The more consequential the system, the less trust can be implied. It has to be engineered into the places where users make decisions.
With Cradle Markets, we made this a core architecture decision. The product is built around regulated real-world assets, local-currency settlement, ERC-3643 permissioned tokens, issuer onboarding, KYB, beneficial ownership, compliance attestations, and identity-aware transfers. Those are not side concerns. They are the product.
The marketplace, issuer console, and launchpad each expose a different workflow, but the trust model stays shared: verified issuers, verified investors, on-chain compliance hooks, and settlement designed to avoid fragmented reconciliation. The interface is not just helping someone trade. It is showing what is eligible, what is listed, what can settle, and why.
Approval is a first-class state.
We used the same principle in Proxima, but with agents instead of assets. Proxima reads email, watches calendars, finds leads, drafts replies, and reports into Discord. The key product promise is not that an agent can write. It is that every outbound action comes back for review: approve, edit, skip.
That is an engineering position. The system is designed around a paused state where the agent has done useful work but has not crossed the trust boundary. The user stays in control, and the feedback from approval or rejection becomes part of how the system improves.

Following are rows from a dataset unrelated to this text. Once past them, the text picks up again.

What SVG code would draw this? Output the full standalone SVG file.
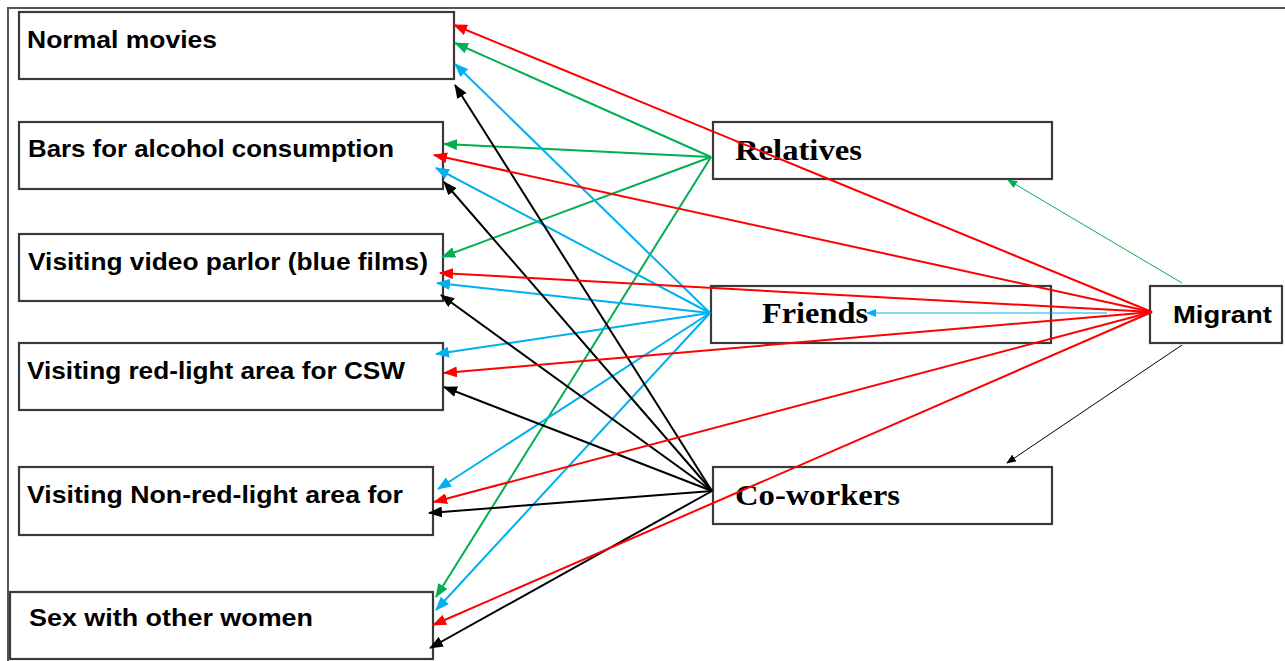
<svg xmlns="http://www.w3.org/2000/svg" width="1285" height="661" viewBox="0 0 1285 661">
<style>
.box{fill:#fff;stroke:#3a3a3a;stroke-width:2.2}
.lt{font-family:"Liberation Sans",Arial,sans-serif;font-weight:bold;font-size:24px;fill:#000}
.rt{font-family:"Liberation Serif","Times New Roman",serif;font-weight:bold;font-size:30px;fill:#000}
.c{fill:none;stroke-width:2}
.t{fill:none;stroke-width:1}
.red{stroke:#ff0000}
.grn{stroke:#00b050}
.blu{stroke:#00b0f0}
.blk{stroke:#000}
</style>
<defs>
<marker id="aR" markerUnits="userSpaceOnUse" markerWidth="14" markerHeight="11" refX="13" refY="5.5" orient="auto"><path d="M0,0 L14,5.5 L0,11 Z" fill="#ff0000"/></marker>
<marker id="aG" markerUnits="userSpaceOnUse" markerWidth="14" markerHeight="11" refX="13" refY="5.5" orient="auto"><path d="M0,0 L14,5.5 L0,11 Z" fill="#00b050"/></marker>
<marker id="aB" markerUnits="userSpaceOnUse" markerWidth="14" markerHeight="11" refX="13" refY="5.5" orient="auto"><path d="M0,0 L14,5.5 L0,11 Z" fill="#00b0f0"/></marker>
<marker id="aK" markerUnits="userSpaceOnUse" markerWidth="14" markerHeight="11" refX="13" refY="5.5" orient="auto"><path d="M0,0 L14,5.5 L0,11 Z" fill="#000"/></marker>
<marker id="sG" markerUnits="userSpaceOnUse" markerWidth="10" markerHeight="8" refX="9" refY="4" orient="auto"><path d="M0,0 L10,4 L0,8 Z" fill="#00b050"/></marker>
<marker id="sB" markerUnits="userSpaceOnUse" markerWidth="10" markerHeight="8" refX="9" refY="4" orient="auto"><path d="M0,0 L10,4 L0,8 Z" fill="#00b0f0"/></marker>
<marker id="sK" markerUnits="userSpaceOnUse" markerWidth="10" markerHeight="8" refX="9" refY="4" orient="auto"><path d="M0,0 L10,4 L0,8 Z" fill="#000"/></marker>
</defs>
<rect width="1285" height="661" fill="#fff"/>
<path d="M8,661 V8 H1285" fill="none" stroke="#555" stroke-width="2"/>

<g id="n-normal"><rect class="box" x="19" y="12" width="435" height="67"/><text class="lt" x="27" y="48" textLength="190" lengthAdjust="spacingAndGlyphs">Normal movies</text></g>
<g id="n-bars"><rect class="box" x="19" y="122" width="424" height="67"/><text class="lt" x="28" y="157" textLength="366" lengthAdjust="spacingAndGlyphs">Bars for alcohol consumption</text></g>
<g id="n-video"><rect class="box" x="19" y="234" width="424" height="67"/><text class="lt" x="28" y="270" textLength="400" lengthAdjust="spacingAndGlyphs">Visiting video parlor (blue films)</text></g>
<g id="n-redlight"><rect class="box" x="19" y="343" width="424" height="67"/><text class="lt" x="27" y="379" textLength="378" lengthAdjust="spacingAndGlyphs">Visiting red-light area for CSW</text></g>
<g id="n-nonred"><rect class="box" x="19" y="467" width="414" height="68"/><text class="lt" x="27" y="503" textLength="376" lengthAdjust="spacingAndGlyphs">Visiting Non-red-light area for</text></g>
<g id="n-sex"><rect class="box" x="10" y="592" width="423" height="67"/><text class="lt" x="29" y="626" textLength="284" lengthAdjust="spacingAndGlyphs">Sex with other women</text></g>

<g id="n-relatives"><rect class="box" x="713" y="122" width="339" height="57"/><text class="rt" x="735" y="160" textLength="127" lengthAdjust="spacingAndGlyphs">Relatives</text></g>
<g id="n-friends"><rect class="box" x="711" y="286" width="340" height="57"/><text class="rt" x="762" y="323" textLength="106" lengthAdjust="spacingAndGlyphs">Friends</text></g>
<g id="n-coworkers"><rect class="box" x="713" y="467" width="339" height="57"/><text class="rt" x="735" y="505" textLength="165" lengthAdjust="spacingAndGlyphs">Co-workers</text></g>
<g id="n-migrant"><rect class="box" x="1150" y="286" width="132" height="57"/><text class="lt" x="1173" y="323" textLength="99" lengthAdjust="spacingAndGlyphs">Migrant</text></g>

<g id="connectors">
<g class="c grn" marker-end="url(#aG)">
<line x1="711" y1="157" x2="455" y2="43"/>
<line x1="711" y1="157" x2="444" y2="144"/>
<line x1="711" y1="157" x2="442" y2="257"/>
<line x1="711" y1="157" x2="436" y2="597"/>
</g>
<g class="c blu" marker-end="url(#aB)">
<line x1="710" y1="313" x2="455" y2="64"/>
<line x1="710" y1="313" x2="436" y2="168"/>
<line x1="710" y1="313" x2="437" y2="283"/>
<line x1="710" y1="313" x2="436" y2="354"/>
<line x1="710" y1="313" x2="438" y2="489"/>
<line x1="710" y1="313" x2="436" y2="610"/>
</g>
<g class="c blk" marker-end="url(#aK)">
<line x1="712" y1="491" x2="455" y2="85"/>
<line x1="712" y1="491" x2="444" y2="182"/>
<line x1="712" y1="491" x2="441" y2="295"/>
<line x1="712" y1="491" x2="444" y2="387"/>
<line x1="712" y1="491" x2="429" y2="513"/>
<line x1="712" y1="491" x2="430" y2="648"/>
</g>
<g class="c red" marker-end="url(#aR)">
<line x1="1152" y1="312" x2="454" y2="25"/>
<line x1="1152" y1="312" x2="434" y2="155"/>
<line x1="1152" y1="312" x2="440" y2="273"/>
<line x1="1152" y1="312" x2="444" y2="373"/>
<line x1="1152" y1="312" x2="434" y2="502"/>
<line x1="1152" y1="312" x2="433" y2="625"/>
</g>
<line class="t grn" x1="1182" y1="283" x2="1008" y2="180" marker-end="url(#sG)"/>
<line class="t blu" x1="1107" y1="313" x2="867" y2="313" marker-end="url(#sB)"/>
<line class="t blk" x1="1182" y1="345" x2="1007" y2="463" marker-end="url(#sK)"/>
</g>
</svg>
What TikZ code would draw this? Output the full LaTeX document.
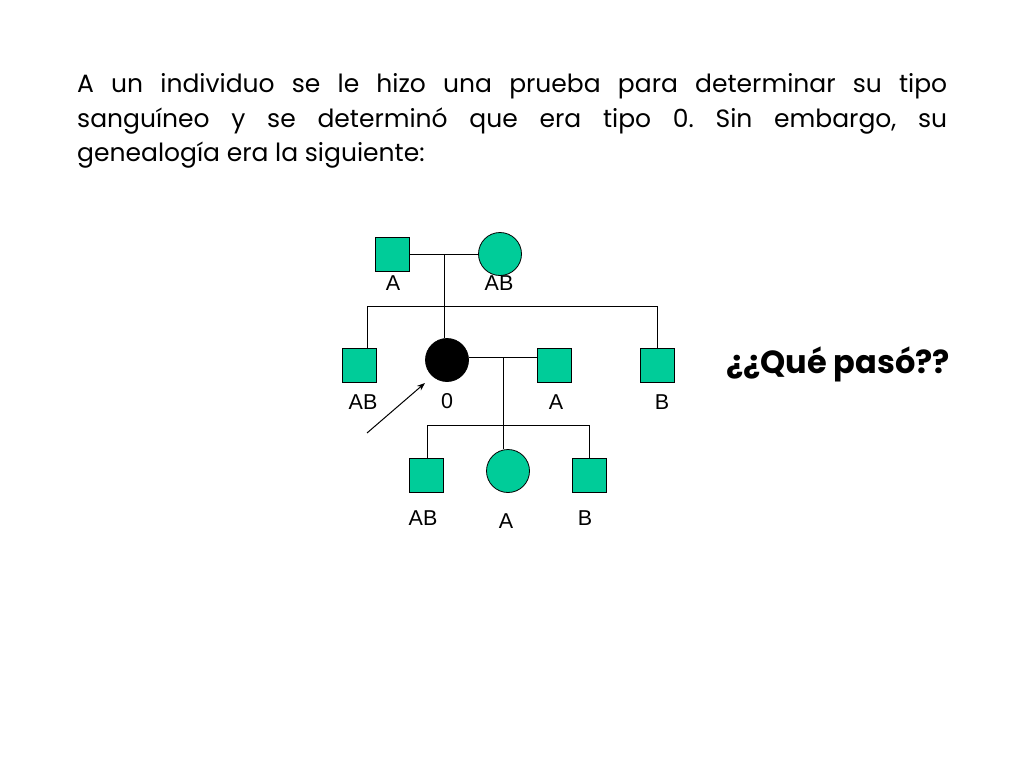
\documentclass[tikz,border=0pt]{standalone}
\usepackage{fontspec}
\setmainfont{Poppins}
\newfontfamily\labfont{Liberation Sans}
\usetikzlibrary{arrows.meta}
\definecolor{pgreen}{RGB}{0,204,153}
\frenchspacing
\tikzset{
  male/.style={draw=black, fill=pgreen, line width=0.8pt, minimum size=34pt, inner sep=0pt, rectangle},
  female/.style={draw=black, fill=pgreen, line width=0.8pt, minimum size=43pt, inner sep=0pt, circle},
  proband/.style={draw=black, fill=black, line width=0.8pt, minimum size=43pt, inner sep=0pt, circle},
  lab/.style={font=\labfont\fontsize{21.5}{24}\selectfont, inner sep=0pt, anchor=base},
  link/.style={line width=0.8pt, draw=black}
}
\begin{document}
\begin{tikzpicture}[x=1pt,y=-1pt]
\useasboundingbox (0,0) rectangle (1024,768);
\fill[white] (0,0) rectangle (1024,768);

% paragraph
\node[inner sep=0pt, anchor=base west] (para) at (77,92) {\begin{minipage}[t]{870pt}\frenchspacing\fontsize{25}{35}\selectfont
A un individuo se le hizo una prueba para determinar su tipo\linebreak
sanguíneo y se determinó que era tipo 0. Sin embargo, su\linebreak
genealogía era la siguiente:\end{minipage}};

% generation I
\node[male] (gf) at (392,254) {};
\node[female] (gm) at (500,254) {};
\node[lab] (lgf) at (393,290) {A};
\node[lab] (lgm) at (499,290) {AB};

% generation II
\node[male] (s1) at (359,365) {};
\node[proband] (pro) at (447,360) {};
\node[male] (sp) at (554,365) {};
\node[male] (s3) at (657,365) {};
\node[lab] (ls1) at (363,409) {AB};
\node[lab] (lpro) at (447,408) {0};
\node[lab] (lsp) at (556,409) {A};
\node[lab] (ls3) at (662,409) {B};

% generation III
\node[male] (c1) at (426,475) {};
\node[female] (c2) at (508,471) {};
\node[male] (c3) at (589,475) {};
\node[lab] (lc1) at (423,525) {AB};
\node[lab] (lc2) at (506,528) {A};
\node[lab] (lc3) at (585,525) {B};

% connectors
\coordinate (m1) at (444,254);
\coordinate (sl) at (367,306);
\coordinate (sr) at (657,306);
\coordinate (m2) at (503,357);
\coordinate (cl) at (427,425);
\coordinate (cr) at (589,425);
\draw[link] (gf.east) -- (gm.west);
\draw[link] (m1) -- (m1 |- pro.north);
\draw[link] (sl |- s1.north) -- (sl) -- (sr) -- (s3.north);
\draw[link] (pro.east |- m2) -- (sp.west |- m2);
\draw[link] (m2) -- (m2 |- c2.north);
\draw[link] (cl |- c1.north) -- (cl) -- (cr) -- (cr |- c3.north);

% proband arrow
\coordinate (ar0) at (367,433);
\coordinate (ar1) at (425,383);
\draw[line width=1pt, -{Stealth[length=8pt,width=6pt]}] (ar0) -- (ar1);

% question
\node[inner sep=0pt, anchor=base, font=\bfseries\fontsize{32}{38}\selectfont] (q) at (838,373) {¿¿Qué pasó??};
\end{tikzpicture}
\end{document}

Custody and control need product shape.
We carry that discipline into wallet and savings products with Expendi and APTree. Expendi uses a smart contract account for budget management and turns spend control into product primitives: buckets, quick spend, recipients, and account state. APTree makes high-yield USDC savings usable through local funding rails, real-time growth, liquidity, simple and advanced modes, and mobile money support across African markets.
For both, the sensitive parts are not hidden behind blockchain language. The products translate them into user-facing control: budget accounts, buckets, quick spend, locks, withdrawals, transaction visibility, local top-ups, and mode switching. That is what good engineering does in financial products. It preserves the underlying power while reducing the number of places a user can be surprised.
Our rule for high-trust engineering.
When we build systems in regulated, financial, or agentic domains, we treat trust as a product requirement with implementation details. That usually means:
- Permissions and approvals are represented as explicit states.
- Important actions can be reviewed before they execute.
- Identity, eligibility, custody, and ownership are visible where they matter.
- Users can understand what happened after the action through logs, history, receipts, or dashboards.
- Critical flows have deterministic paths that do not depend on a model guessing correctly.
Trust does not make a product slower when it is designed well. It makes the next step legible. The user should know what the system is about to do, what authority it has, what data it used, and what happens if something fails.
That is why we build approvals, compliance, auditability, and custody into the interface instead of bolting them on after the product is already shaped.